As Jesus looked up, he saw the rich putting their gifts into the temple treasury. He also saw a poor widow put in two very small copper coins. “Truly I tell you,” he said, “this poor widow has put in more than all the others. All these people gave their gifts out of their wealth; but she out of her poverty put in all she had to live on.” (Luke 21:1-4)



Priced a partridge in a pear tree lately? If that's what's on your true love's list this year, you'd better be prepared to shell out a little more than last year. They'll run you about $160 – a twenty percent increase over 2009.
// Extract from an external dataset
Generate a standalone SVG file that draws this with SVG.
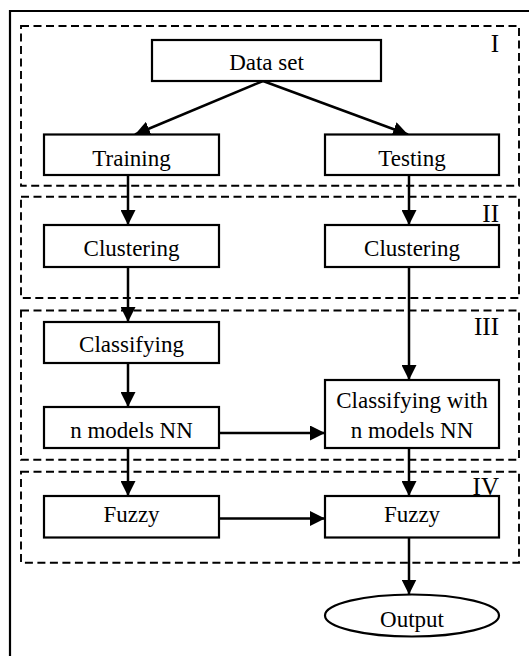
<svg xmlns="http://www.w3.org/2000/svg" width="529" height="656" viewBox="0 0 529 656">
<style>
.node{fill:#fff;stroke:#000;stroke-width:2.2}
.grp{fill:none;stroke:#000;stroke-width:1.9;stroke-dasharray:8 4.5}
.lbl{font-family:'Liberation Serif','DejaVu Serif',serif;font-size:23px;fill:#000;text-anchor:middle}
.num{font-family:'Liberation Serif','DejaVu Serif',serif;font-size:25px;fill:#000;text-anchor:end}
.conn{fill:none;stroke:#000;stroke-width:2.5}
</style>
<defs>
<marker id="ah" markerUnits="userSpaceOnUse" markerWidth="15" markerHeight="15" refX="15" refY="7.5" orient="auto">
<path d="M0,0 L15,7.5 L0,15 z" fill="#000"/>
</marker>
</defs>
<rect width="529" height="656" fill="#fff"/>
<path d="M10,656 V11 H529" fill="none" stroke="#000" stroke-width="2.2"/>
<g id="groups">
<rect class="grp" x="21" y="26" width="498" height="159.7"/>
<rect class="grp" x="21" y="196.7" width="498" height="101.3"/>
<rect class="grp" x="21" y="310.5" width="498" height="149.3"/>
<rect class="grp" x="21" y="471.8" width="498" height="90.9"/>
<text class="num" x="499" y="52">I</text>
<text class="num" x="499" y="222">II</text>
<text class="num" x="499" y="335">III</text>
<text class="num" x="499" y="495">IV</text>
</g>
<g id="connectors">
<line class="conn" x1="263" y1="81" x2="135" y2="134.5" marker-end="url(#ah)"/>
<line class="conn" x1="263" y1="81" x2="408" y2="134.5" marker-end="url(#ah)"/>
<line class="conn" x1="128" y1="175" x2="128" y2="225" marker-end="url(#ah)"/>
<line class="conn" x1="409" y1="175" x2="409" y2="225" marker-end="url(#ah)"/>
<line class="conn" x1="128" y1="267" x2="128" y2="322" marker-end="url(#ah)"/>
<line class="conn" x1="409" y1="267" x2="409" y2="380" marker-end="url(#ah)"/>
<line class="conn" x1="128" y1="363" x2="128" y2="407" marker-end="url(#ah)"/>
<line class="conn" x1="219" y1="433" x2="325" y2="433" marker-end="url(#ah)"/>
<line class="conn" x1="128" y1="448" x2="128" y2="496" marker-end="url(#ah)"/>
<line class="conn" x1="409" y1="448" x2="409" y2="496" marker-end="url(#ah)"/>
<line class="conn" x1="219" y1="518.5" x2="325" y2="518.5" marker-end="url(#ah)"/>
<line class="conn" x1="409" y1="537.5" x2="409" y2="594.5" marker-end="url(#ah)"/>
</g>
<g id="dataset">
<rect class="node" x="152" y="40" width="229" height="41"/>
<text class="lbl" x="266.5" y="70">Data set</text>
</g>
<g id="training">
<rect class="node" x="44" y="134.5" width="175" height="40.5"/>
<text class="lbl" x="131.5" y="166">Training</text>
</g>
<g id="testing">
<rect class="node" x="325" y="134.5" width="174" height="40.5"/>
<text class="lbl" x="412" y="166">Testing</text>
</g>
<g id="clustering-left">
<rect class="node" x="44" y="225" width="175" height="42"/>
<text class="lbl" x="131.5" y="255.5">Clustering</text>
</g>
<g id="clustering-right">
<rect class="node" x="325" y="225" width="174" height="42"/>
<text class="lbl" x="412" y="255.5">Clustering</text>
</g>
<g id="classifying">
<rect class="node" x="44" y="322" width="175" height="41"/>
<text class="lbl" x="131.5" y="352">Classifying</text>
</g>
<g id="nmodels">
<rect class="node" x="44" y="407" width="175" height="41"/>
<text class="lbl" x="131.5" y="438">n models NN</text>
</g>
<g id="classifying-with">
<rect class="node" x="325" y="380" width="174" height="68"/>
<text class="lbl" x="412" y="408">Classifying with</text>
<text class="lbl" x="412" y="438">n models NN</text>
</g>
<g id="fuzzy-left">
<rect class="node" x="44" y="496" width="175" height="41.5"/>
<text class="lbl" x="131.5" y="522">Fuzzy</text>
</g>
<g id="fuzzy-right">
<rect class="node" x="325" y="496" width="174" height="41.5"/>
<text class="lbl" x="412" y="522">Fuzzy</text>
</g>
<g id="output">
<ellipse class="node" cx="412" cy="615.5" rx="87" ry="21"/>
<text class="lbl" x="412" y="627">Output</text>
</g>
</svg>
Every Christmas, Pittsburgh-based PNC Wealth Management compiles its annual Christmas Price Index, a whimsical look at the cost of living through the lens of “The Twelve Days of Christmas.” For most of its 27 years, the Index has mirrored the Consumer Price Index. This year, though, it grew 9.2 percent over last year. The Consumer Price Index only increased 1.1 percent.

If you're looking to purchase the number of items specified in the song, you can expect to shell out $96,824. High gold prices have pushed five golden rings up 30 percent to $649.95. The cost of hiring entertainers has increased as well, so expect to pay more for drummers drumming ($2,552) and pipers piping ($2,356). And, surprisingly, the cost of birds could, well, “fowl” up your gift-giving budget. Seven swans a-swimming will set you back 6.7 percent more than last year, at $5,600. Two turtle doves will run you 78.6 percent more than last year at $100, and three french hens have ballooned a whopping 233 percent, to $150.
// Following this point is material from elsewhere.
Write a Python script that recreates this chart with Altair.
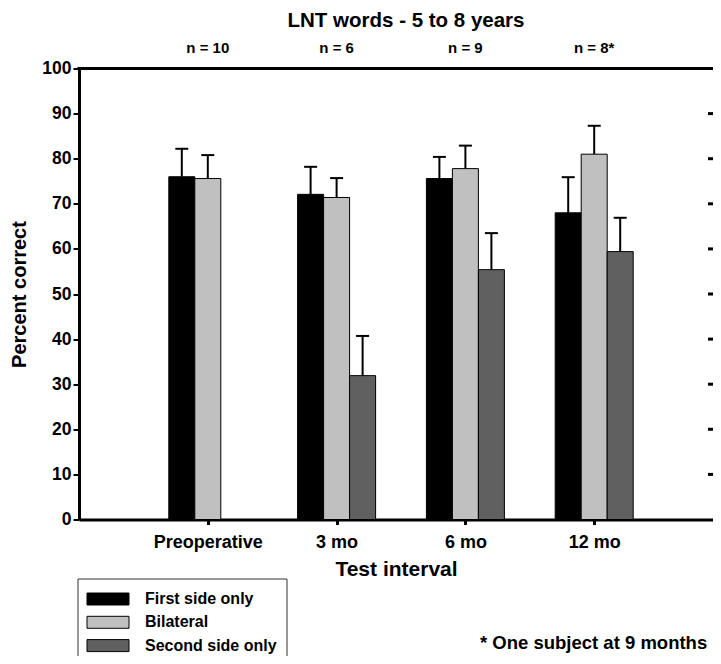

The most expensive item on the list? Nine ladies dancing will make a $6,294.03 dent in your bottom line, up 15 percent over 2009. (Though that might depend on where you hire them from....) The cheapest is the partridge, a bargain at $12 despite a 20 percent price increase. The prices of four calling birds ($599.96), six geese ($150), and eight maids-a-milking ($58) all remained steady at last year's levels. (So, maids, now is not the time to launch a career a-milking....)

Lords a-Leaping (ahem) jumped 8 percent to $4,766 – though PNC does not specify who these lords are, or how one could convince nobles to leap for so little.

While I'm doubting that many of us will have the gifts from the “Twelve Days of Christmas” under our trees this year – a good thing, considering the mess six geese could make – I imagine that most of us will have some gifts under our trees. If you're like me, you'll have a pile that's almost embarrassing. And it's probably safe to say that for the last several weeks, (or months, if you're one of those “Christmas shopping in July” kinds of people) a good deal of your attention and your budget has been taken up with what to give the people on your list. Everyone wants to give the perfect gift – maybe even more than we want to receive it. You want her to break down in tears over the piece of jewelry she's unwrapped. You want him to stare open-mouthed at the car in the driveway. You want the kids to call you the coolest Dad ever.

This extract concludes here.